▶ [TASK TO CARRY OUT]:
Exactly the lines from the line holding "Recreate this image" to the line holding "ax2.text(i + 0.05, v", both lines included, are to be echoed; pictures are not.

>>

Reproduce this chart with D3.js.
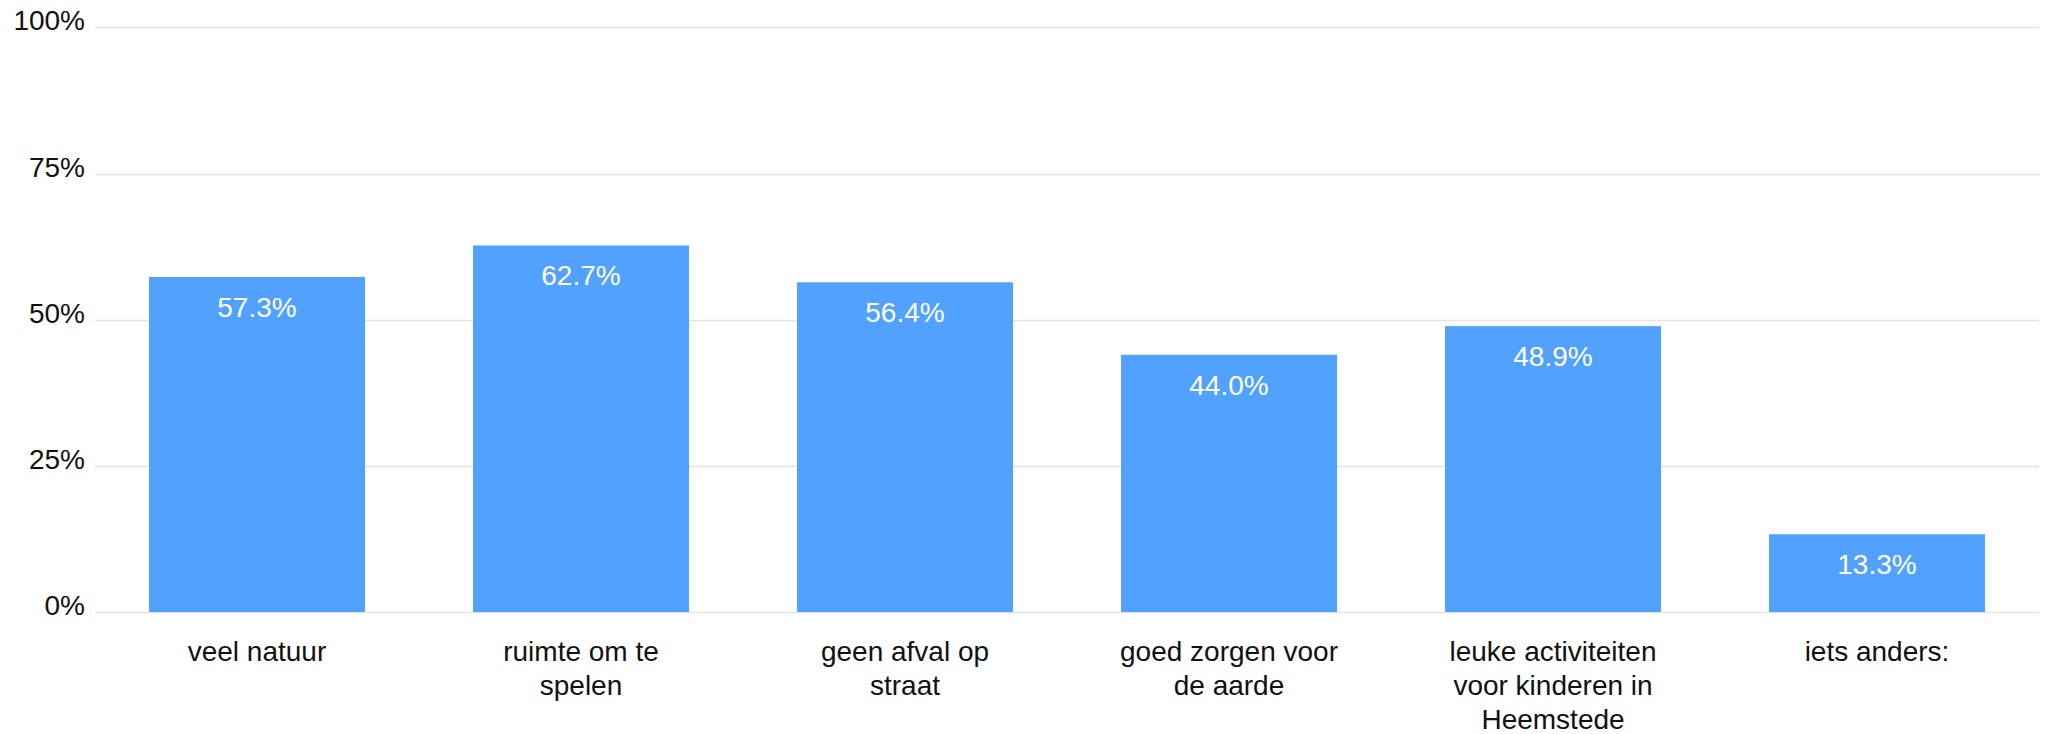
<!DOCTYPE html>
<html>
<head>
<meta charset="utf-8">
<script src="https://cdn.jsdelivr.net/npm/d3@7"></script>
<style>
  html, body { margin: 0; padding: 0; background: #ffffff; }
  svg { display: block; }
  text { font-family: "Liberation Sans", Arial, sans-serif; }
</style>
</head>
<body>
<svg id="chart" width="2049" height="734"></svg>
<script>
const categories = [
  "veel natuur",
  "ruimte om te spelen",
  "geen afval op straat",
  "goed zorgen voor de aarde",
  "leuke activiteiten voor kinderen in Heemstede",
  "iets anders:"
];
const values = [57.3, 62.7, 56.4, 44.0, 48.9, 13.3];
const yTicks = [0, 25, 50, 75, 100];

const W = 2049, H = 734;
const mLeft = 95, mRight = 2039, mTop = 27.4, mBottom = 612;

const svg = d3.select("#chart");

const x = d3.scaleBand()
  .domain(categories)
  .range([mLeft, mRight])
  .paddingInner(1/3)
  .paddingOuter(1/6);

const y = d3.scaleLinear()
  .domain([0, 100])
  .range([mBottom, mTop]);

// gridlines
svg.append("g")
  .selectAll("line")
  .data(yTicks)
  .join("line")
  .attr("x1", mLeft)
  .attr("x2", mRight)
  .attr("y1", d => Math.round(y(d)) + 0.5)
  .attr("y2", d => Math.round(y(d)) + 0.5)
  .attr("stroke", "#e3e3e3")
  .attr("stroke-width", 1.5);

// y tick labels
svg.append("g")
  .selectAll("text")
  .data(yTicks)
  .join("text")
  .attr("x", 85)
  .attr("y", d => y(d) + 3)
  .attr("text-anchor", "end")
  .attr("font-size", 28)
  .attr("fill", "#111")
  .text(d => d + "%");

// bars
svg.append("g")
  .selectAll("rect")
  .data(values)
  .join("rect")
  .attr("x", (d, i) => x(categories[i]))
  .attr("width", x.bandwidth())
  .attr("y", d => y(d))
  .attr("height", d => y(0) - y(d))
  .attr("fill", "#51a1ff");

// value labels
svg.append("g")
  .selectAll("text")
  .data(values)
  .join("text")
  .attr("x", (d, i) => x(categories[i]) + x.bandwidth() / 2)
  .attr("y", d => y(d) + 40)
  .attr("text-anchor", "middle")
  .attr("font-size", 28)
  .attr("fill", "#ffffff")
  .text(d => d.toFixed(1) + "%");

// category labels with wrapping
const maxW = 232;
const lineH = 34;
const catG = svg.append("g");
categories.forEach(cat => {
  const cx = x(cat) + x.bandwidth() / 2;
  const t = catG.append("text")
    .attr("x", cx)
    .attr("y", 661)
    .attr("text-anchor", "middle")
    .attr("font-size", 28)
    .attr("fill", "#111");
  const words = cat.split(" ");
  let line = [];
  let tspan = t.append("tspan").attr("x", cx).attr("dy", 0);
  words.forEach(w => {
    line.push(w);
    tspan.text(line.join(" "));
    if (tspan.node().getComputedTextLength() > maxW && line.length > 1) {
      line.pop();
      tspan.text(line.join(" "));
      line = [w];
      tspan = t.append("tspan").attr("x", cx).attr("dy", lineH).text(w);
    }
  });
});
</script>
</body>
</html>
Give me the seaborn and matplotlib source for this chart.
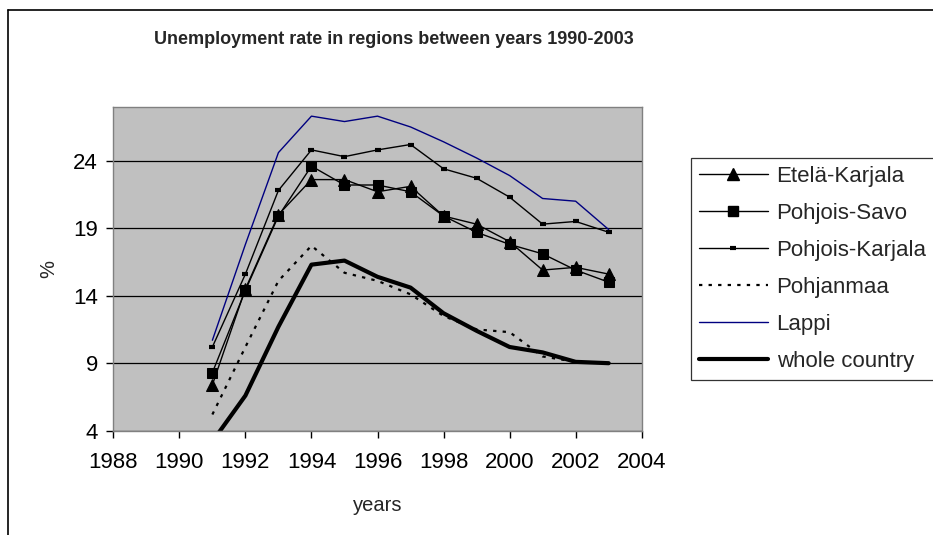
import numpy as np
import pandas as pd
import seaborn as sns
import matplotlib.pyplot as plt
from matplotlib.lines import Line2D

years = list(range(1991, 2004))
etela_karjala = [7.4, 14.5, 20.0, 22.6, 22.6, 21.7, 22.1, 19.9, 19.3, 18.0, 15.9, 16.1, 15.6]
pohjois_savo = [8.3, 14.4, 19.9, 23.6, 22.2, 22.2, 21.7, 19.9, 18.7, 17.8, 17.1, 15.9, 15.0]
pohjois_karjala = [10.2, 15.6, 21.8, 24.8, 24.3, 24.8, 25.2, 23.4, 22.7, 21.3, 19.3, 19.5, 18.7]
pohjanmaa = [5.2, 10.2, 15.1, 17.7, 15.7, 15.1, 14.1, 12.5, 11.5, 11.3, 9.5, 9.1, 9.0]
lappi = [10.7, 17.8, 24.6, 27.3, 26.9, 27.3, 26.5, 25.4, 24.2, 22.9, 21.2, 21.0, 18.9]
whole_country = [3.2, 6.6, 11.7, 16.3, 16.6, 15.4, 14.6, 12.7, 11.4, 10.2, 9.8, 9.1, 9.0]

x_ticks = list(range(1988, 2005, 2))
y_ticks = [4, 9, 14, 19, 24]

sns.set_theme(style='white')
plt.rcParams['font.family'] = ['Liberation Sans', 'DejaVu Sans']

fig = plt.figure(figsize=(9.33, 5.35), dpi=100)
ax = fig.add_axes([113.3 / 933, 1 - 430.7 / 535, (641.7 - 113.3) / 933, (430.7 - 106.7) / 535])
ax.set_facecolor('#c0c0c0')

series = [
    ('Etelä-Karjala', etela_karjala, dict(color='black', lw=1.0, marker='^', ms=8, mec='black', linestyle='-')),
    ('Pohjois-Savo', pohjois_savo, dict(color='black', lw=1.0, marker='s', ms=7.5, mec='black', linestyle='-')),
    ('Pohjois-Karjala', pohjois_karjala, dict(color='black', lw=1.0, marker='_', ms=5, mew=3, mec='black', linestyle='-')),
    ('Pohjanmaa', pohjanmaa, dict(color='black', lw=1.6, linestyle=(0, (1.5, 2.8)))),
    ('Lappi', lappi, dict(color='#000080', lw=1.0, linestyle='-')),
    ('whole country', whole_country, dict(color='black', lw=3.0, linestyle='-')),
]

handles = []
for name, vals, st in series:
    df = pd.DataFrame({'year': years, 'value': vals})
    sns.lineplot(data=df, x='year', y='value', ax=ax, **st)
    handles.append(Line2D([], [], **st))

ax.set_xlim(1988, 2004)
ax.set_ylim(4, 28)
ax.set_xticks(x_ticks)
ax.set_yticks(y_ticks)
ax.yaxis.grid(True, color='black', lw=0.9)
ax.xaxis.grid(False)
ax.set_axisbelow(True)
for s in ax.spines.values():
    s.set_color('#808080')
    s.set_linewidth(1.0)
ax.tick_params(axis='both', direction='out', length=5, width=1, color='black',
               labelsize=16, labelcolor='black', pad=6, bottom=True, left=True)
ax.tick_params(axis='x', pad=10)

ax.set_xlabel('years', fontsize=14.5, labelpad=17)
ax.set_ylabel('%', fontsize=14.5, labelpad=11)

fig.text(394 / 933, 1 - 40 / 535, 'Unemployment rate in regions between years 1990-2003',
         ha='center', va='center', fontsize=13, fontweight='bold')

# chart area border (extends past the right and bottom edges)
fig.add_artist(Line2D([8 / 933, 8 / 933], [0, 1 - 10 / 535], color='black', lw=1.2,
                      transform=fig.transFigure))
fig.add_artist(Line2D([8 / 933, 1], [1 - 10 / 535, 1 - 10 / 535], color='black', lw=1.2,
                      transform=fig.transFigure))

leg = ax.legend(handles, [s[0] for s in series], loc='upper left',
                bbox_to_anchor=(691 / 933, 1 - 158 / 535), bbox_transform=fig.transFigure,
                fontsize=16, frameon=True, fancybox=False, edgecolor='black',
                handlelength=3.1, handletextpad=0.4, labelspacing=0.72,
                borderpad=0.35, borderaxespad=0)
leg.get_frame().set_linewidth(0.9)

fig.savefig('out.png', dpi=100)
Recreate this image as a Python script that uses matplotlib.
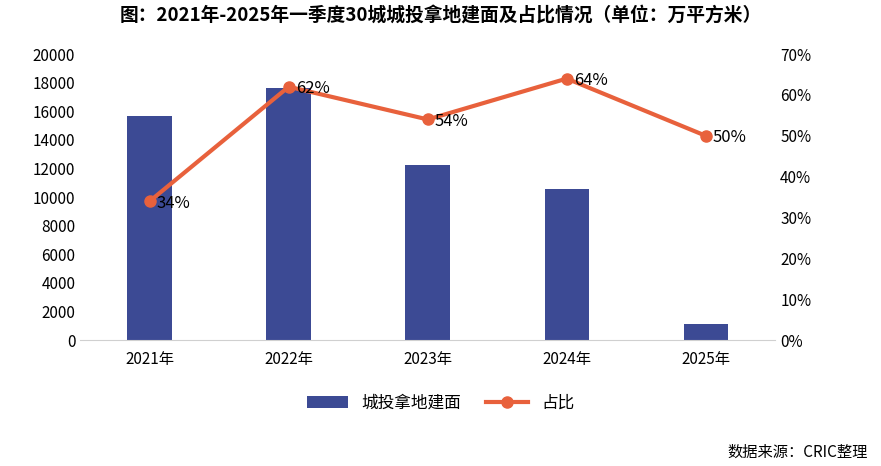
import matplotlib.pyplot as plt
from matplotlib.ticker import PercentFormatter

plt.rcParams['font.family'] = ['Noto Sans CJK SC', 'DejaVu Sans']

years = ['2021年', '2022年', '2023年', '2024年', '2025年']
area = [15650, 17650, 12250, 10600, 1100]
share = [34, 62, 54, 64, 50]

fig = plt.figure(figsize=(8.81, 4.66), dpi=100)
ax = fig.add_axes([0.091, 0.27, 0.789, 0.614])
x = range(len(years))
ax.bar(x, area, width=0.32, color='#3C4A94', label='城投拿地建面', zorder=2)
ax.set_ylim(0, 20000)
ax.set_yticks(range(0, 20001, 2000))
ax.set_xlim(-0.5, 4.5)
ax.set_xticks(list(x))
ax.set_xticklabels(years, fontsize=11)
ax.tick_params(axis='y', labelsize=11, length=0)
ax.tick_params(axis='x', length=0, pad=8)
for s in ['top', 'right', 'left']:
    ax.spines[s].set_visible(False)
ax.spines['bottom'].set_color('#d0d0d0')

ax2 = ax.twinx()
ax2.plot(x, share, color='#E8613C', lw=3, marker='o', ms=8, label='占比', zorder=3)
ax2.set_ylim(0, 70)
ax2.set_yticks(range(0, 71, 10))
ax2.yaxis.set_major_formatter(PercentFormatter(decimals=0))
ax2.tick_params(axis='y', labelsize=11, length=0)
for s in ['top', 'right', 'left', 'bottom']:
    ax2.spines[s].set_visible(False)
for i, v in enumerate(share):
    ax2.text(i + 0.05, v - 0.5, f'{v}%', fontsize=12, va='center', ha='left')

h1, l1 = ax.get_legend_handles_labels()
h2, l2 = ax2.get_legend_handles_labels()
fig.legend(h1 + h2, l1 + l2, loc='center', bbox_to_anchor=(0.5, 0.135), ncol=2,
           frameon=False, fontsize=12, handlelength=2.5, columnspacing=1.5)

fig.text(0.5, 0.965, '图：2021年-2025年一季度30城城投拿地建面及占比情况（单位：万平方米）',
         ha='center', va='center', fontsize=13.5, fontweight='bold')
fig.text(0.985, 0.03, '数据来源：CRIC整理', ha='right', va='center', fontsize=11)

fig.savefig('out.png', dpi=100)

<<

▶ [EXERCISE RESULT]:
Recreate this image as a Python script that uses matplotlib.
import matplotlib.pyplot as plt
from matplotlib.ticker import PercentFormatter

plt.rcParams['font.family'] = ['Noto Sans CJK SC', 'DejaVu Sans']

years = ['2021年', '2022年', '2023年', '2024年', '2025年']
area = [15650, 17650, 12250, 10600, 1100]
share = [34, 62, 54, 64, 50]

fig = plt.figure(figsize=(8.81, 4.66), dpi=100)
ax = fig.add_axes([0.091, 0.27, 0.789, 0.614])
x = range(len(years))
ax.bar(x, area, width=0.32, color='#3C4A94', label='城投拿地建面', zorder=2)
ax.set_ylim(0, 20000)
ax.set_yticks(range(0, 20001, 2000))
ax.set_xlim(-0.5, 4.5)
ax.set_xticks(list(x))
ax.set_xticklabels(years, fontsize=11)
ax.tick_params(axis='y', labelsize=11, length=0)
ax.tick_params(axis='x', length=0, pad=8)
for s in ['top', 'right', 'left']:
    ax.spines[s].set_visible(False)
ax.spines['bottom'].set_color('#d0d0d0')

ax2 = ax.twinx()
ax2.plot(x, share, color='#E8613C', lw=3, marker='o', ms=8, label='占比', zorder=3)
ax2.set_ylim(0, 70)
ax2.set_yticks(range(0, 71, 10))
ax2.yaxis.set_major_formatter(PercentFormatter(decimals=0))
ax2.tick_params(axis='y', labelsize=11, length=0)
for s in ['top', 'right', 'left', 'bottom']:
    ax2.spines[s].set_visible(False)
for i, v in enumerate(share):
    ax2.text(i + 0.05, v - 0.5, f'{v}%', fontsize=12, va='center', ha='left')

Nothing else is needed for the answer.